Before heading back to Europe, I have been invited by Bebe Miller to join her and a small group of other dance artist and educators for a week at Bearnstow in Maine. The retreat is a studio-based exchange between professional dance teachers on current strategies, scope and direction of contemporary dance training. Given the range of training, background and diversity of our current and future students, dialogues about the form and content of contemporary studio practice will make up the core content of this retreat - as will sharing methodologies for technique, composition and improvisation coursework.

Bearnstow is located on sixty-five acres of wooded land on Parker Pond in Mount Vernon, Maine, at the headwaters of the west branch of the Forty Mile River, part of the Androscoggin water­shed. The property includes 2,400 feet of unique, rocky shoreline and twelve rustic buildings tucked away behind the treeline. Most of these charming houses are nearly a century old. The oldest structure, the Lodge, was the only building on Parker on the 1880 U.S. Geological Survey.

Since 1994 Bearnstow has been protected by conservation easement held by the Kennebec Land Trust. In 2007 Bearnstow was recognized for its historic significance and is now listed in the National Register of Historic Places.

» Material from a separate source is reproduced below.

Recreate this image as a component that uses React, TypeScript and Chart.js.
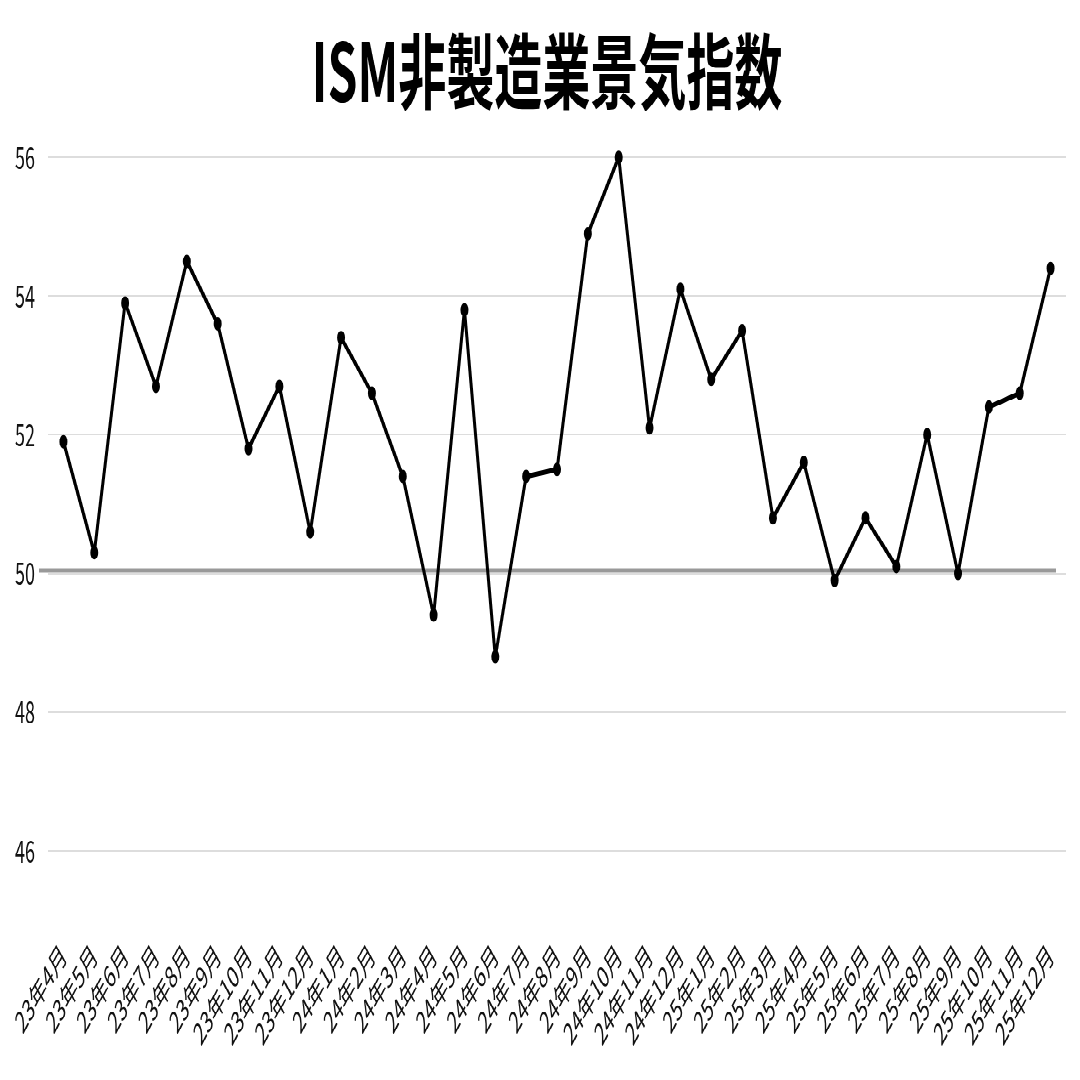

Founded in 1946 by Ruth Grauert and Frances Reid, Bearnstow has had a rich history of arts-related activities linked to a practice of environmental responsibility. Throughout its history the resonance of place in all activities has been central to the mission. Bearnstow’s unspoiled environment provides an alternative freedom for aesthetic expression away from the demands of daily life. This attention to the care of place, land, and spirit is central to the daily practice.